● **Stated task**
Return the lines from the one with "Write the seaborn" through the one with "import pandas as pd", exactly as they appear and with no pictures.

___ Data entries ___

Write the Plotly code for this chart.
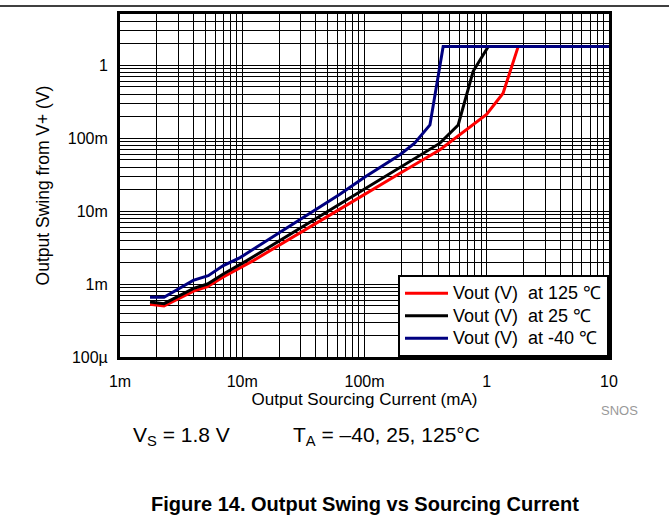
import plotly.graph_objects as go

# Output sourcing current (mA) and output swing from V+ (V) per temperature
current_125c = [0.00176, 0.00229, 0.0040, 0.0052, 0.0070, 0.0123, 0.0629, 0.100, 0.200, 0.414, 0.996, 1.36, 1.81, 10]
swing_125c = [0.000526, 0.000499, 0.00080, 0.00092, 0.00125, 0.00209, 0.0106, 0.017, 0.0337, 0.069, 0.211, 0.41, 1.8, 1.8]

current_25c = [0.00176, 0.00229, 0.0040, 0.0052, 0.0070, 0.0109, 0.0629, 0.100, 0.200, 0.414, 0.584, 0.774, 1.03, 10]
swing_25c = [0.000565, 0.000538, 0.00087, 0.00100, 0.00137, 0.00209, 0.0125, 0.020, 0.0408, 0.085, 0.151, 0.82, 1.8, 1.8]

current_m40c = [0.00176, 0.00229, 0.00397, 0.00527, 0.0070, 0.0096, 0.0629, 0.100, 0.195, 0.257, 0.343, 0.44, 10]
swing_m40c = [0.00066, 0.00066, 0.00112, 0.0013, 0.00179, 0.0023, 0.017, 0.029, 0.059, 0.085, 0.151, 1.8, 1.8]

series_names = ["Vout (V)\u00a0 at 125 \u2103", "Vout (V)\u00a0 at 25 \u2103", "Vout (V)\u00a0 at -40 \u2103"]
series_colors = ["#ff0000", "#000000", "#000080"]

x_tick_vals = [0.001, 0.01, 0.1, 1, 10]
x_tick_text = ["1m", "10m", "100m", "1", "10"]
y_tick_vals = [0.0001, 0.001, 0.01, 0.1, 1]
y_tick_text = ["100\u00b5", "1m", "10m", "100m", "1"]

FONT = "Liberation Sans, Arial, sans-serif"
W, H = 669, 522
L, R, T, B = 120, 60, 11, 165


def minor_grid(decades):
    return [m * 10 ** d for d in decades for m in range(2, 10)]


def px(x):
    return (x - L) / (W - L - R)


def py(y):
    return (H - B - y) / (H - T - B)


fig = go.Figure()
for xs, ys, name, color in zip(
    [current_125c, current_25c, current_m40c],
    [swing_125c, swing_25c, swing_m40c],
    series_names,
    series_colors,
):
    # legend rows are spaced by the legend font; the label itself is drawn larger
    fig.add_trace(go.Scatter(x=xs, y=ys, mode="lines",
                             name=f'<span style="font-size:18px">{name}</span>',
                             line=dict(color=color, width=3)))

axis_common = dict(
    type="log",
    showline=True, linewidth=3, linecolor="black", mirror=True,
    showgrid=True, gridcolor="black", gridwidth=1,
    ticks="", tickfont=dict(family=FONT, size=16, color="black"),
)

fig.update_xaxes(
    **axis_common,
    range=[-3, 1],
    tickvals=x_tick_vals, ticktext=x_tick_text,
    ticklabelstandoff=8,
    minor=dict(tickvals=minor_grid(range(-3, 1)), showgrid=True,
               gridcolor="black", gridwidth=1, ticks=""),
    title=dict(text="Output Sourcing Current (mA)", standoff=3,
               font=dict(family=FONT, size=17, color="black")),
)
fig.update_yaxes(
    **axis_common,
    range=[-4, 0.69897],
    tickvals=y_tick_vals, ticktext=y_tick_text,
    ticklabelstandoff=6,
    minor=dict(tickvals=minor_grid(range(-4, 1)), showgrid=True,
               gridcolor="black", gridwidth=1, ticks=""),
    title=dict(text="Output Swing from V+ (V)", standoff=14,
               font=dict(family=FONT, size=17.5, color="black")),
)

fig.update_layout(
    width=W, height=H,
    margin=dict(l=L, r=R, t=T, b=B),
    paper_bgcolor="white", plot_bgcolor="white",
    font=dict(family=FONT, color="black"),
    legend=dict(
        x=1, y=0, xanchor="right", yanchor="bottom",
        bgcolor="white", bordercolor="black", borderwidth=2,
        itemwidth=43,
        font=dict(family=FONT, size=15, color="black"),
    ),
    shapes=[dict(type="line", xref="paper", yref="paper",
                 x0=px(0), x1=px(W), y0=py(3), y1=py(3),
                 line=dict(color="black", width=1.5))],
    annotations=[
        dict(text="V<sub>S</sub> = 1.8 V", x=px(131), y=py(437),
             xref="paper", yref="paper", xanchor="left", yanchor="middle",
             showarrow=False, font=dict(family=FONT, size=21, color="black")),
        dict(text="T<sub>A</sub> = \u201340, 25, 125\u00b0C", x=px(291), y=py(437),
             xref="paper", yref="paper", xanchor="left", yanchor="middle",
             showarrow=False, font=dict(family=FONT, size=21, color="black")),
        dict(text="SNOS", x=px(619), y=py(411),
             xref="paper", yref="paper", xanchor="center", yanchor="middle",
             showarrow=False, font=dict(family=FONT, size=13, color="#999999")),
        dict(text="<b>Figure 14. Output Swing vs Sourcing Current</b>", x=px(365), y=py(505),
             xref="paper", yref="paper", xanchor="center", yanchor="middle",
             showarrow=False, font=dict(family=FONT, size=20, color="black")),
    ],
)

fig.write_html("out.html")
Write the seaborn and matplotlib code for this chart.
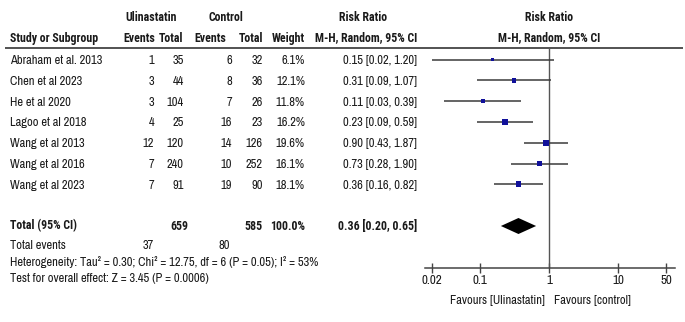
import matplotlib
matplotlib.use("Agg")
import matplotlib.pyplot as plt
import seaborn as sns
import numpy as np
import pandas as pd

# ---------------- data ----------------
studies = ["Abraham et al. 2013", "Chen et al 2023", "He et al 2020", "Lagoo et al 2018",
           "Wang et al 2013", "Wang et al 2016", "Wang et al 2023"]
uli_events = [1, 3, 3, 4, 12, 7, 7]
uli_total = [35, 44, 104, 25, 120, 240, 91]
ctl_events = [6, 8, 7, 16, 14, 10, 19]
ctl_total = [32, 36, 26, 23, 126, 252, 90]
weights = [6.1, 12.1, 11.8, 16.2, 19.6, 16.1, 18.1]
rr = [0.15, 0.31, 0.11, 0.23, 0.90, 0.73, 0.36]
rr_lo = [0.02, 0.09, 0.03, 0.09, 0.43, 0.28, 0.16]
rr_hi = [1.20, 1.07, 0.39, 0.59, 1.87, 1.90, 0.82]
pooled = (0.36, 0.20, 0.65)
tot_uli, tot_ctl = 659, 585
ev_uli, ev_ctl = 37, 80
xticks = [0.02, 0.1, 1, 10, 50]
xtick_labels = ["0.02", "0.1", "1", "10", "50"]
heterogeneity = "Heterogeneity: Tau² = 0.30; Chi² = 12.75, df = 6 (P = 0.05); I² = 53%"
overall = "Test for overall effect: Z = 3.45 (P = 0.0006)"

# ---------------- layout ----------------
sns.set_style("white")
REG = ["Archivo Narrow", "DejaVu Sans"]
BOLD = ["Roboto Condensed", "Asap Condensed", "DejaVu Sans"]
plt.rcParams["font.family"] = REG
FS = 9.0
FSB = 8.6
TXT = "#1a1a1a"
W, H = 685, 322
fig = plt.figure(figsize=(W / 100, H / 100), dpi=100)
axt = fig.add_axes([0, 0, 1, 1])
axt.set_xlim(0, W)
axt.set_ylim(H, 0)
axt.axis("off")

row_y = [59.5 + 20.8 * i for i in range(len(studies))]
y_total = 226
y_events = 245
y_het = 262
y_test = 278

def t(x, y, s, ha="left", bold=False):
    if bold:
        axt.text(x, y, s, ha=ha, va="center", fontsize=FSB, color=TXT,
                 family=BOLD, fontweight="bold")
    else:
        axt.text(x, y, s, ha=ha, va="center", fontsize=FS, color=TXT, family=REG)

# headers
t(151, 17, "Ulinastatin", "center", True)
t(226, 17, "Control", "center", True)
t(363, 17, "Risk Ratio", "center", True)
t(549, 17, "Risk Ratio", "center", True)
t(10, 38, "Study or Subgroup", "left", True)
t(155, 38, "Events", "right", True)
t(183, 38, "Total", "right", True)
t(226, 38, "Events", "right", True)
t(263, 38, "Total", "right", True)
t(305, 38, "Weight", "right", True)
t(366, 38, "M-H, Random, 95% CI", "center", True)
t(549, 38, "M-H, Random, 95% CI", "center", True)
axt.plot([5, 683], [48, 48], color="#444444", lw=1.3, solid_capstyle="butt")

# study rows
for i, s in enumerate(studies):
    y = row_y[i] + 1
    t(10, y, s)
    t(154, y, str(uli_events[i]), "right")
    t(184, y, str(uli_total[i]), "right")
    t(232, y, str(ctl_events[i]), "right")
    t(263, y, str(ctl_total[i]), "right")
    t(305, y, f"{weights[i]:.1f}%", "right")
    t(417, y, f"{rr[i]:.2f} [{rr_lo[i]:.2f}, {rr_hi[i]:.2f}]", "right")

# total rows
t(10, y_total, "Total (95% CI)", "left", True)
t(188, y_total, str(tot_uli), "right", True)
t(263, y_total, str(tot_ctl), "right", True)
t(305, y_total, "100.0%", "right", True)
t(417, y_total, f"{pooled[0]:.2f} [{pooled[1]:.2f}, {pooled[2]:.2f}]", "right", True)
t(10, y_events, "Total events")
t(154, y_events, str(ev_uli), "right")
t(230, y_events, str(ev_ctl), "right")
t(10, y_het, heterogeneity)
t(10, y_test, overall)
t(545, 300, "Favours [Ulinastatin]", "right")
t(554, 300, "Favours [control]", "left")

# ---------------- forest axes ----------------
ax_left, ax_right, ax_top, ax_bot = 425, 675, 48, 268
ax = fig.add_axes([ax_left / W, 1 - ax_bot / H, (ax_right - ax_left) / W, (ax_bot - ax_top) / H])
ax.set_xscale("log")
ax.set_xlim(10 ** -1.801, 10 ** 1.830)
ax.set_ylim(ax_bot, ax_top)
ax.patch.set_alpha(0)
for sp in ["top", "left", "right"]:
    ax.spines[sp].set_visible(False)
ax.spines["bottom"].set_color("#444444")
ax.spines["bottom"].set_linewidth(1.1)

ax.axvline(1, color="#555555", lw=1.0, zorder=1)
ax.hlines(row_y, rr_lo, rr_hi, color="#3a3a3a", lw=1.1, zorder=2)

df = pd.DataFrame({"rr": rr, "y": row_y, "w": weights})
sns.scatterplot(data=df, x="rr", y="y", size="w", sizes=(min(weights) * 0.9, max(weights) * 0.9),
                marker="s", color="#10109a", linewidth=0, legend=False, ax=ax, zorder=3)

est, lo, hi = pooled
ax.fill([lo, est, hi, est], [y_total, y_total - 8, y_total, y_total + 8], color="black", lw=0, zorder=3)

ax.set_xticks(xticks)
ax.set_xticklabels(xtick_labels, family=REG)
ax.minorticks_off()
ax.tick_params(axis="x", direction="inout", length=7, width=1.0, color="#444444",
               labelsize=FS + 0.4, labelcolor=TXT, pad=1.5, bottom=True)
ax.set_yticks([])
ax.set_xlabel("")
ax.set_ylabel("")

fig.savefig("out.png", dpi=100)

___

● **Result below**
Write the seaborn and matplotlib code for this chart.
import matplotlib
matplotlib.use("Agg")
import matplotlib.pyplot as plt
import seaborn as sns
import numpy as np
import pandas as pd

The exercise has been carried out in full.